MIT AI Risk Repository

Finally, there's MIT's risk repository, which includes an online database of hundreds of AI risks, as well as a topic map detailing the latest literature on the subject. As an extensible store of community perspective on AI risk, it is a valuable artifact. The collected risks allow more comprehensive analysis. Importantly, it introduces the topic of causality, referring to three main dimensions:

  • Whocaused it (human/AI/unknown)
  • Howit was caused in AI system deployment (accidentally or intentionally)
  • Whenit was caused (before, after, unknown)

Intent is particularly useful in understanding Rogue AI, although it's only covered elsewhere in the OWASP Security and Governance Checklist.

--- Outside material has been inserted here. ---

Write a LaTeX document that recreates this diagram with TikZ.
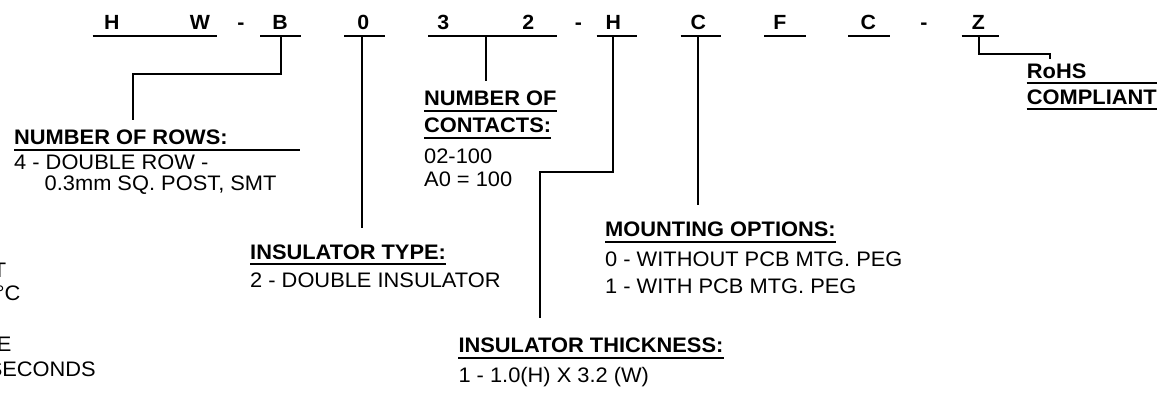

Accidental risk often stems from a weakness rather than a MITRE ATLAS attack technique or an OWASP vulnerability.

Who the risk is caused by can also be helpful in analyzing Rogue AI threats. Humans and AI systems can both accidentally cause Rogue AI, while Malicious Rogues are, by design, intended to attack. Malicious Rogues could theoretically also try to subvert existing AI systems to go rogue, or be designed to produce "offspring"-although, at present, we consider humans to be the main intentional cause of Rogue AI.

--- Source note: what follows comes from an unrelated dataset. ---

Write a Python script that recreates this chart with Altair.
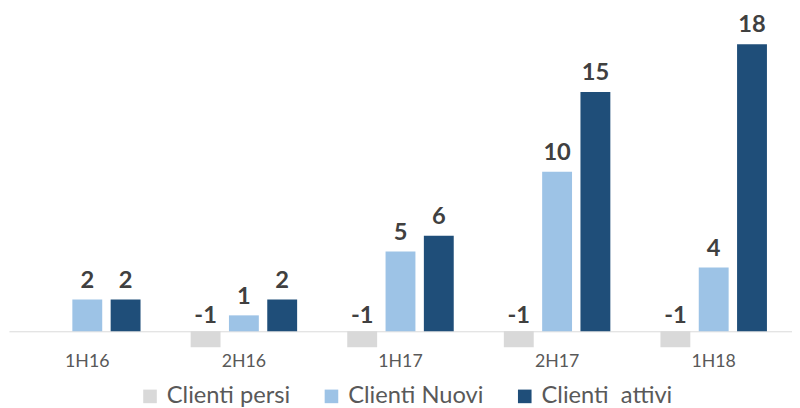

Understanding when the risk is caused should be table stakes for any threat researcher, who needs to have situational awareness at all points in the AI system lifecycle. That means pre- and post-deployment evaluation of systems and alignment checks to catch malicious, subverted or accidental Rogue AIs.

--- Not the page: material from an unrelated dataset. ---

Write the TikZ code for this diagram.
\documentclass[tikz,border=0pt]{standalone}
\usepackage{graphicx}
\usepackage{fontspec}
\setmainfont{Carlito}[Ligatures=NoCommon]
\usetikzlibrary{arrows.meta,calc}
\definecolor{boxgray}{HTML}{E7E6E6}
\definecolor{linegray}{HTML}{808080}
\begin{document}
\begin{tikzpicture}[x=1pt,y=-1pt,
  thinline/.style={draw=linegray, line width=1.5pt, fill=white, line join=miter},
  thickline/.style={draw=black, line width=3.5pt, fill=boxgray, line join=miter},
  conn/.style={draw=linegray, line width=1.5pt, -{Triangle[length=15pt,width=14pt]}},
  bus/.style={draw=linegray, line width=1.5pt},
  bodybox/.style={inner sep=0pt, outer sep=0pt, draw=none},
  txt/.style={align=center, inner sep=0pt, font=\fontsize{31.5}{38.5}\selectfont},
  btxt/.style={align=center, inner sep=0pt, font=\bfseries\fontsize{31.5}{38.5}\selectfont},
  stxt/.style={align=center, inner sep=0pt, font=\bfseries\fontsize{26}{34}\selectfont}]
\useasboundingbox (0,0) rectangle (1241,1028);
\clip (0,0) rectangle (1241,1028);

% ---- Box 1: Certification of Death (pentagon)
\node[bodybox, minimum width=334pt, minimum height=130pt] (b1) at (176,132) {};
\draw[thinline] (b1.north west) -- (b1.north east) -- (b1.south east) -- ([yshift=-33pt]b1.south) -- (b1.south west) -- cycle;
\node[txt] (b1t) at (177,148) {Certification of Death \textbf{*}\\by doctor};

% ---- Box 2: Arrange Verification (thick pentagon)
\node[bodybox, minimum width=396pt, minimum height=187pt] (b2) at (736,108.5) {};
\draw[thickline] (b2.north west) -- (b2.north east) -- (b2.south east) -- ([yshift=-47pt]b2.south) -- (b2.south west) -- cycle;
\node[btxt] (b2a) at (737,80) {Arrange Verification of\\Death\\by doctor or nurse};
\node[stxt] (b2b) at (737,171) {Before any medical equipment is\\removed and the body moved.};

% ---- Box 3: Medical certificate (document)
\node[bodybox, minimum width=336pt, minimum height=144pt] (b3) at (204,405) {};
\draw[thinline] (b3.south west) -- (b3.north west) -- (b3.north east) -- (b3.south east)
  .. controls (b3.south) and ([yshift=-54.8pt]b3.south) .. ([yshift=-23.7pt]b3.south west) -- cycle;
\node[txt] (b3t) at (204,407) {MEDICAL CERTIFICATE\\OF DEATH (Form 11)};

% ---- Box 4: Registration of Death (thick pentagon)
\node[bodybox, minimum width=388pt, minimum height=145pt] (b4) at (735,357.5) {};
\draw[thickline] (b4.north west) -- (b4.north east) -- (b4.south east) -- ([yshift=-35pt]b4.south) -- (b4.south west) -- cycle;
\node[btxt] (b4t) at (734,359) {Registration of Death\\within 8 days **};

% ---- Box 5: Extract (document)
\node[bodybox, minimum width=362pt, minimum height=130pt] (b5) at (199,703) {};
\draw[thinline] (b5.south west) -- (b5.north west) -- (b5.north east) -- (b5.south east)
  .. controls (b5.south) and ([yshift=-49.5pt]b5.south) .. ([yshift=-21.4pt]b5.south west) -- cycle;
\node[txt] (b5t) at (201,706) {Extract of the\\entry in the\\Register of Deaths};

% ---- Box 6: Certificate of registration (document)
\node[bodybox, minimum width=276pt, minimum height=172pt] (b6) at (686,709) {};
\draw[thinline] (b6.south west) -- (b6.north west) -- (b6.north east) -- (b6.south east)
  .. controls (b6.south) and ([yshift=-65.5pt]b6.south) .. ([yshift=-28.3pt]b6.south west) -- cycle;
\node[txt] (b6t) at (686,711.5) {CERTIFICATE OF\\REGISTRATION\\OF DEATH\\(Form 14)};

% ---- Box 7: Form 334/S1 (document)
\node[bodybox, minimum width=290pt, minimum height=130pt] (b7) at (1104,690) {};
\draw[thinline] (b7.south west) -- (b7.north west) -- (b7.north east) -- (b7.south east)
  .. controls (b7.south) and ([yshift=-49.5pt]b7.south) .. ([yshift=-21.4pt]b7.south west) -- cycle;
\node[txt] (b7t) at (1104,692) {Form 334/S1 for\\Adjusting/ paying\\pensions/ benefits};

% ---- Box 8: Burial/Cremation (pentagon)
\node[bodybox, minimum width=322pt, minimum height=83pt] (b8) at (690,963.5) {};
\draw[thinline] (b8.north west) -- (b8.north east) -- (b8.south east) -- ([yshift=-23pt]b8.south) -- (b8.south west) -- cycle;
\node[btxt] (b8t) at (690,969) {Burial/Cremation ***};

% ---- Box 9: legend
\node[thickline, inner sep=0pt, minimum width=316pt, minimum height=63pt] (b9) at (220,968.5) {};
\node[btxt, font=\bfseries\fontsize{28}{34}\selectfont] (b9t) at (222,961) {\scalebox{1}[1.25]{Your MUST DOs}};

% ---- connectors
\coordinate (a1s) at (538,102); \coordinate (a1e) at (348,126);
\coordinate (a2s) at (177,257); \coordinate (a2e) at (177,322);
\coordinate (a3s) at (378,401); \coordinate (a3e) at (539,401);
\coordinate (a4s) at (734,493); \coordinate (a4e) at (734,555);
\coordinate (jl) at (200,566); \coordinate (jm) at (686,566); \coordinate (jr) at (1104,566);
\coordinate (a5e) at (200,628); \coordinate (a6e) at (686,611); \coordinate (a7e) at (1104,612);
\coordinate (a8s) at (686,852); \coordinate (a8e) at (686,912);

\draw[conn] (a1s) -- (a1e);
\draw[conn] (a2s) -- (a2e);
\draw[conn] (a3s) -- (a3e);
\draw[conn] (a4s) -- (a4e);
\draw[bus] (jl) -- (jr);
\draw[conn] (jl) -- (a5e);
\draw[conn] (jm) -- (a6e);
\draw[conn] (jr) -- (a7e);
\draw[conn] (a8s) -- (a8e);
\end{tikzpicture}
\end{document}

MIT divides risks into seven key groups and 23 subgroups, with Rogue AI directly addressed in the "AI System Safety, Failures and Limitations" domain. It defines it thus:

"AI systems that act in conflict with ethical standards or human goals or values, especially the goals of designers or users. These misaligned behaviors may be introduced by humans during design and development, such as through reward hacking and goal mis-generalization, and may result in AI using dangerous capabilities such as manipulation, deception, or situational awareness to seek power, self-proliferate, or achieve other goals."

Defense in depth through causality and risk context

The bottom line is that adopting AI systems increases the corporate attack surface-potentially significantly. Risk models should be updated to take account of the threat from Rogue AI. Intent is key here: there's plenty of ways for accidental Rogue AI to cause harm, with no attacker present. And when harm is intentional, who is attacking whom with what resources is critical context to understand. Are threat actors, or Malicious Rogue AI, targeting your AI systems to create subverted Rogue AI? Are they targeting your enterprise in general? And are they using your resources, their own, or a proxy whose AI has been subverted.

These are all enterprise risks, both pre- and post-deployment. And while there's some good work going on in the security community to better profile these threats, what's missing in Rogue AI is an approach which includes both causality and attack context. By addressing this gap, we can start to plan for and mitigate Rogue AI risk comprehensively.